The whole arms dealer part is extremely stupid anyway. It feels kinda like the air raid on Tokyo in Pearl Harbor – the story works fairly well without it (very well, actually) and there’re plenty of possibilities to bring the story to a satisfying end. Have Khalela and Kendrick get married, have a baby, Kendrick being elected Vice President and getting some hopeful deal with Ahmat and an Israeli. Something like that. This just doesn’t work and feels terribly forced. One more thing: the whole scene on the island – yeah, that could’ve used some work.

The bottom line: I still very much enjoyed this book. It makes for an exciting read and especially the first part feels very well thought out and finely executed.
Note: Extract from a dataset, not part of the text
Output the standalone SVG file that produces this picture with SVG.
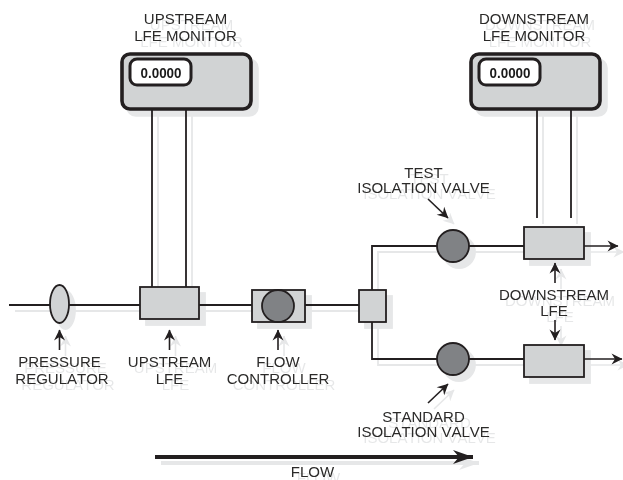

Leave the Inver Brass stuff out and it makes for a great book on its own. The second part isn’t quite as strong and rests mainly on the shoulders of the Evan-Khalela relationship (as far as I’m concerned, that is) plus some other good characters (Manny, MJ etc). The third part is just plain ugly (then again it’s only 40+ pages). All in all well worth the time (and you’d better be prepared to spend a couple of hours unable to put the book down once you’ve proceeded halfway through it).



One Response to “Rereading favourites: Robert Ludlum’s ‘The Icarus Agenda’”

  1. Bilal Says:

    ‘Having loved the Bourne series I was eagerly looking forward to reading this book, but it was almost painful to read. The story was boring, the language was pretentious and constantly mentions the various wars and skirmishes which, although relevant to the story in the broader sense, left me lost in all the details as I am not a Middle East expert, neither do I want to be.’

    That was a review from Amazon which I have to agree. I’d give it a 2 out of 5. Even after rereading, the book has far too many plot holes.

    One other thing – what exactly does the ending of the book mean? The four whistle blasts indicate that Bryce was coming into the room again? Its already made clear that Inver Brass is alive and well so does that mean Bryce comes in the room after Kendrick and Khelilah are gone and is giving some sinister advice to the President? Just want some clarification on this issue.